Shawl knitting offers a lot of fun choices for the knit designer. After some general conceptualizing, the first specific choice is always: hmmmm, what shape of shawl do I want that shows off my stitches or texture or color work the best? If the answer is an equilateral triangle shawl, there are a couple of ways to go about knitting it. One of them is to start at the neck and work downwards with 4 increases on every right side row, 1 at each outer edge and 1 on either side of a “spine” stitch (or panel). Recently I came across an under-utilized double increase stitch that is fast, easy and extremely neat. It’s called the Central Double Increase or CDI. Somehow, this easy increase is absent from several of my knitting pattern books so I thought I’d blog about it today, give some photos and finished examples.
Here it is against a patterned and mostly purled background.

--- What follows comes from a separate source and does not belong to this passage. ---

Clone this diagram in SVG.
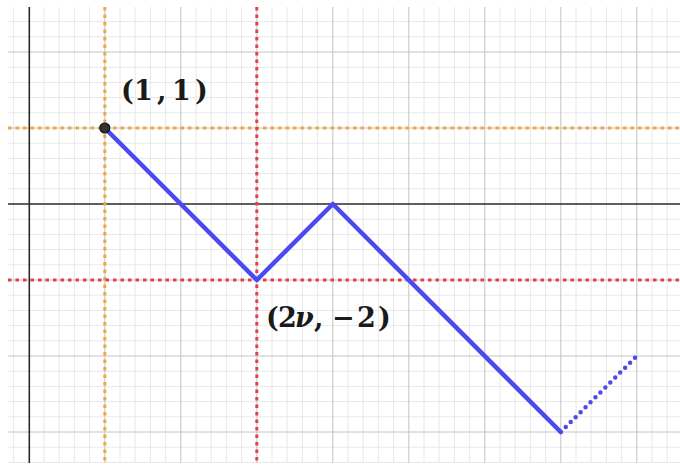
<svg xmlns="http://www.w3.org/2000/svg" width="680" height="465" viewBox="0 0 680 465">
<style>
.minor{stroke:#e8e8e8;stroke-width:1;fill:none}
.major{stroke:#c4c4c4;stroke-width:1;fill:none}
.axis{stroke:#2b2b2b;stroke-width:1.6;fill:none}
.orange{stroke:#f2a548;stroke-width:3;stroke-dasharray:3.5 4;fill:none}
.red{stroke:#e0404f;stroke-width:3;stroke-dasharray:3.5 4;fill:none}
.path{stroke:#4a4af0;stroke-width:4.5;stroke-linejoin:round;stroke-linecap:round;fill:none}
.dots{stroke:#4a4af0;stroke-width:4.5;stroke-linecap:round;stroke-dasharray:0 7;fill:none}
.lbl{font-family:"DejaVu Serif","Liberation Serif",serif;font-weight:bold;font-size:27px;fill:#1a1a1a}
</style>
<rect x="0" y="0" width="680" height="465" fill="#ffffff"/>
<g id="grid">
<path class="minor" d="M13.6 7V463M44 7V463M59.2 7V463M74.4 7V463M89.6 7V463M120 7V463M135.2 7V463M150.4 7V463M165.6 7V463M196 7V463M211.2 7V463M226.4 7V463M241.6 7V463M272 7V463M287.2 7V463M302.4 7V463M317.6 7V463M348 7V463M363.2 7V463M378.4 7V463M393.6 7V463M424 7V463M439.2 7V463M454.4 7V463M469.6 7V463M500 7V463M515.2 7V463M530.4 7V463M545.6 7V463M576 7V463M591.2 7V463M606.4 7V463M621.6 7V463M652 7V463M667.2 7V463"/>
<path class="minor" d="M8 21.6H680M8 36.8H680M8 67.2H680M8 82.4H680M8 97.6H680M8 112.8H680M8 143.2H680M8 158.4H680M8 173.6H680M8 188.8H680M8 219.2H680M8 234.4H680M8 249.6H680M8 264.8H680M8 295.2H680M8 310.4H680M8 325.6H680M8 340.8H680M8 371.2H680M8 386.4H680M8 401.6H680M8 416.8H680M8 447.2H680M8 462.4H680"/>
<path class="major" d="M104.8 7V463M180.8 7V463M256.8 7V463M332.8 7V463M408.8 7V463M484.8 7V463M560.8 7V463M636.8 7V463M8 52H680M8 128H680M8 280H680M8 356H680M8 432H680"/>
<path class="axis" d="M29.3 7V463M8 204H680"/>
</g>
<g id="guides">
<path class="orange" d="M104.8 7V463M8 128H680"/>
<path class="red" d="M256.8 7V463M8 280H680"/>
</g>
<g id="connectors">
<path class="path" d="M104.8 128L256.8 280L332.8 204L560.8 432"/>
<path class="dots" d="M560.8 432L636.8 356"/>
</g>
<g id="point-1-1">
<circle cx="104.8" cy="128" r="5" fill="#333333" stroke="#111111" stroke-width="1.2"/>
<text class="lbl" y="100"><tspan x="121">(</tspan><tspan x="134">1</tspan><tspan x="157">,</tspan><tspan x="172">1</tspan><tspan x="195">)</tspan></text>
</g>
<g id="point-2nu-minus2">
<text class="lbl" y="327"><tspan x="266">(</tspan><tspan x="278">2</tspan><tspan x="295" font-style="italic">ν</tspan><tspan x="314">,</tspan><tspan x="332">−</tspan><tspan x="357">2</tspan><tspan x="378">)</tspan></text>
</g>
</svg>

This shawl has been well-blocked.
Here’s another shawl in progress that is utilizing a CDI (not blocked yet).
Handsome and elegant, no? Let’s learn how to do it!

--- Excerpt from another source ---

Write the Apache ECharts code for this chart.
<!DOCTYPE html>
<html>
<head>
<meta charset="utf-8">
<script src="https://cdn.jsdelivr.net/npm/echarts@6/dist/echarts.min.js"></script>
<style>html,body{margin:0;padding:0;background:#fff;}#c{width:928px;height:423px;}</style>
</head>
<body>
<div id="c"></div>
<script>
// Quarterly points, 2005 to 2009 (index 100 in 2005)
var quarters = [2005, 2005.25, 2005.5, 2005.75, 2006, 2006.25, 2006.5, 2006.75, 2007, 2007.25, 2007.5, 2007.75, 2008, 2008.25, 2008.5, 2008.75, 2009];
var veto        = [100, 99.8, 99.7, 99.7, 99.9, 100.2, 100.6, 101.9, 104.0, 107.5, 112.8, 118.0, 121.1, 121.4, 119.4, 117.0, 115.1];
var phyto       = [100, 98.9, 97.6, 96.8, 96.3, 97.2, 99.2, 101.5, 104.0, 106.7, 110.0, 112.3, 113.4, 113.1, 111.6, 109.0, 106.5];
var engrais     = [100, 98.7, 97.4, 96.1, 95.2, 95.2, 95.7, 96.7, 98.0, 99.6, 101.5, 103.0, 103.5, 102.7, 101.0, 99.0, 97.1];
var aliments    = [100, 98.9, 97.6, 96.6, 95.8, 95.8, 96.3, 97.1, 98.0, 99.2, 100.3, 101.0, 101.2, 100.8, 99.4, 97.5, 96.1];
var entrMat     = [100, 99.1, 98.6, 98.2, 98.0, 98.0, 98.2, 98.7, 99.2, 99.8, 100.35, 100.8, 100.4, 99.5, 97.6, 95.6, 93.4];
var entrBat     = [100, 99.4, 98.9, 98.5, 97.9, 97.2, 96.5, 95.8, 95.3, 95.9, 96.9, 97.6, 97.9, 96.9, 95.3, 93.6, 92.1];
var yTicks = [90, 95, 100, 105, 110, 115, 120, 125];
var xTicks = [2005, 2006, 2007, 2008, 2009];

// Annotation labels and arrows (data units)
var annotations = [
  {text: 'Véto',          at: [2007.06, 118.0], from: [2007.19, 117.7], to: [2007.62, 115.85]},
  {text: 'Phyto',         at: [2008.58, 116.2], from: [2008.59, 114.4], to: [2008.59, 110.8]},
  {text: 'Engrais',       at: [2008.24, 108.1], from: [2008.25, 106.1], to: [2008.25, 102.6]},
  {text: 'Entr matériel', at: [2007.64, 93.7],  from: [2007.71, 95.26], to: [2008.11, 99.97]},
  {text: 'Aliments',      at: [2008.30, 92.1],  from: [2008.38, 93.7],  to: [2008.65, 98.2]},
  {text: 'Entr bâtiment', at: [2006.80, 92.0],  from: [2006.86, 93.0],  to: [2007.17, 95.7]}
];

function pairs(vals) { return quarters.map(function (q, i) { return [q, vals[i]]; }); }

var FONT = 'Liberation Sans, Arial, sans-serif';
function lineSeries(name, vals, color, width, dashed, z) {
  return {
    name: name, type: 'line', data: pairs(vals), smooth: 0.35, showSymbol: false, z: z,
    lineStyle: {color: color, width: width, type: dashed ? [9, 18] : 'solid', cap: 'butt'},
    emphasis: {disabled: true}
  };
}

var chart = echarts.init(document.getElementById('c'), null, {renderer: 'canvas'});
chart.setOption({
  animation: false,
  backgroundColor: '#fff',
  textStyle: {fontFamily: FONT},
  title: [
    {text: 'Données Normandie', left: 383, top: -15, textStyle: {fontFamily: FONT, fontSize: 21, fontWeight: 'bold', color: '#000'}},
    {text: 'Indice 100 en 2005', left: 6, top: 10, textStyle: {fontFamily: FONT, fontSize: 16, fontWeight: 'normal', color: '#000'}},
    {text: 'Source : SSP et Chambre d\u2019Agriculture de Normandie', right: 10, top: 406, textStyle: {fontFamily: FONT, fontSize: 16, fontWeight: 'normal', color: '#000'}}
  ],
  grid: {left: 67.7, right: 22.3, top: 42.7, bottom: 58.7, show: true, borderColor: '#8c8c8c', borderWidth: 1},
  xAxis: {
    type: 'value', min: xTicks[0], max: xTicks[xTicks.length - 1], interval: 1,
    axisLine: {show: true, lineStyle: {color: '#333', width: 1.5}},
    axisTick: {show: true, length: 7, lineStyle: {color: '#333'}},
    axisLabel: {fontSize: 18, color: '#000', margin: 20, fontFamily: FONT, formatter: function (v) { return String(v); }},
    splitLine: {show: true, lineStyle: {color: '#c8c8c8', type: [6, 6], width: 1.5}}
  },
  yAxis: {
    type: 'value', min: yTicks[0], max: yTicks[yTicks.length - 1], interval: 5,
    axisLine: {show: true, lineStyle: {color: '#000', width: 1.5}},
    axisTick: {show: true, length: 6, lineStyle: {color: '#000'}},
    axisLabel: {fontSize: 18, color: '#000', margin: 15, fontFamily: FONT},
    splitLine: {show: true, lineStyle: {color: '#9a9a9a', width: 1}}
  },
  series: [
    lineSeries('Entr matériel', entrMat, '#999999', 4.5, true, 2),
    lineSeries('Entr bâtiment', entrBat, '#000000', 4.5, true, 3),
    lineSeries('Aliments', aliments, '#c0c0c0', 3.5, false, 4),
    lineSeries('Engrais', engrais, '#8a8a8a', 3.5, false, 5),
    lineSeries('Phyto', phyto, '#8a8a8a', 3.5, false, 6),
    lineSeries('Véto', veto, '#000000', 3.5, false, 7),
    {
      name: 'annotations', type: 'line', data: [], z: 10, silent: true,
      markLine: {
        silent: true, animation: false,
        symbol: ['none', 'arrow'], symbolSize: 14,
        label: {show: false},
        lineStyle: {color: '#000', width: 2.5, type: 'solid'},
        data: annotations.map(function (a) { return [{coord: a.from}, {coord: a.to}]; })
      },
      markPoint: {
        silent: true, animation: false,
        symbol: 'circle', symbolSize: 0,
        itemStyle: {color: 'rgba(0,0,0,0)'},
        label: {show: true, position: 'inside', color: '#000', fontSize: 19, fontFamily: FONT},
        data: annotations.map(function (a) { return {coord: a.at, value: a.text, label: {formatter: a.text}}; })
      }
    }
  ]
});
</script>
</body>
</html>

The CDI is going to take one stitch and work it into 3, for an addition of 2 stitches. The original stitch remains in the center with each new made stitch appearing on either side of it. To work a CDI, knit to the stitch that will be your center.

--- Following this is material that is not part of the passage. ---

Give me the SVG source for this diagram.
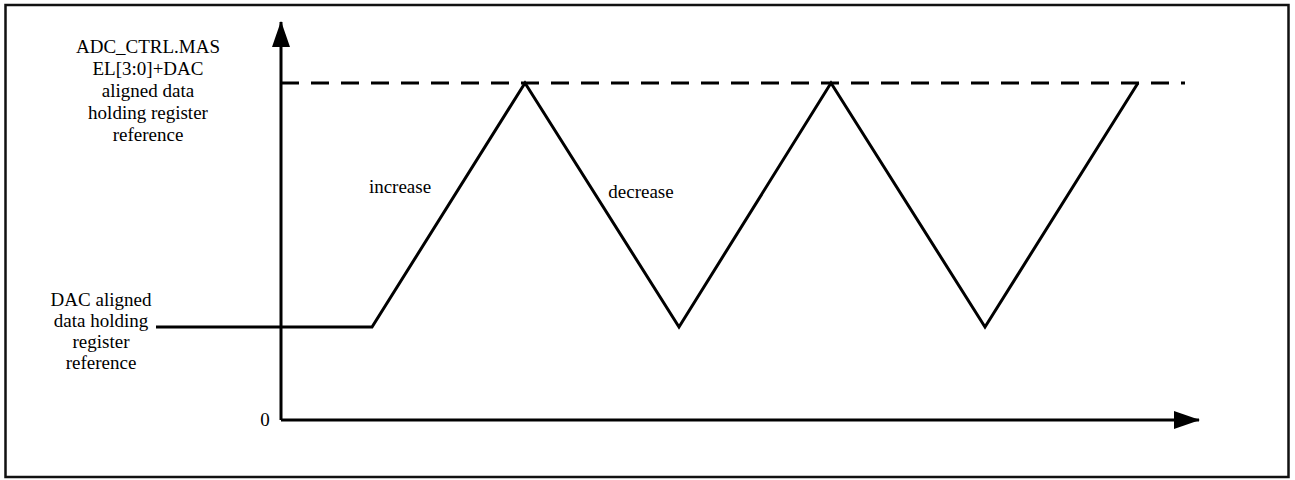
<svg xmlns="http://www.w3.org/2000/svg" width="1295" height="480" viewBox="0 0 1295 480">
<style>
.t{font-family:"Liberation Serif","Times New Roman",serif;font-size:19px;fill:#000;text-anchor:middle}
.l{fill:none;stroke:#000;stroke-width:3}
</style>
<defs>
<marker id="ah" markerWidth="26" markerHeight="18" refX="25" refY="9" orient="auto" markerUnits="userSpaceOnUse">
<path d="M0,0 L26,9 L0,18 Z" fill="#000"/>
</marker>
</defs>
<rect x="5.5" y="5" width="1283" height="472" fill="#fff" stroke="#111" stroke-width="2.5"/>
<g id="axes">
<line class="l" x1="281" y1="420" x2="281" y2="22" marker-end="url(#ah)"/>
<line class="l" x1="281" y1="420" x2="1199" y2="420" marker-end="url(#ah)"/>
</g>
<g id="connectors">
<line class="l" x1="281" y1="83" x2="1185" y2="83" stroke-dasharray="18 12"/>
<polyline class="l" points="156,327 372,327 525,83 679,327 831,83 985,327 1138,83"/>
</g>
<g id="label-top">
<text class="t" x="148" y="53">ADC_CTRL.MAS</text>
<text class="t" x="148" y="75">EL[3:0]+DAC</text>
<text class="t" x="148" y="97">aligned data</text>
<text class="t" x="148" y="119">holding register</text>
<text class="t" x="148" y="141">reference</text>
</g>
<g id="label-bottom">
<text class="t" x="101" y="306">DAC aligned</text>
<text class="t" x="101" y="327">data holding</text>
<text class="t" x="101" y="348">register</text>
<text class="t" x="101" y="369">reference</text>
</g>
<g id="label-zero"><text class="t" x="265" y="426">0</text></g>
<g id="label-increase"><text class="t" x="400" y="193">increase</text></g>
<g id="label-decrease"><text class="t" x="641" y="198">decrease</text></g>
</svg>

Step 1: In my little sample swatch pictured here, I have a row of 9 stitches going. I have knit 4 stitches and have stopped. Stitch 5 will be the central stitch of my CDI. But first I have made a forwards loop with my working yarn for the increase that appears before the central stitch. To do this: grab the working yarn with your left hand and fold a loop into it forwards or towards you. Place that loop onto your right needle as shown.
Cinch up your new stitch (yes, it really was that easy!) on your right needle with a comparable tension to all of your other stitches. This is the same stitch as above, just snugged in well.
Step 2: Knit the central stitch normally (not shown).
Step 3: Time for the second increase loop on the other side of the central stitch. This time I have made a backwards loop with my working yarn. To do this: grab the working yarn with your left hand and fold a loop into it towards the back. Place that loop onto your right needle as shown.
Cinch that new loop up similarly (not too tight) and Boom! You’re done! So easy, it’s downright magical, amiright?
This increase yields a nice raised column of knit stitches with new stitches coming off the sides. The increase loops (backwards and forwards) can also be worked independently of the CDI itself as well and make for a nice change from YO’s and M1R and M1Ls. Check them all out–you’ll be glad you did!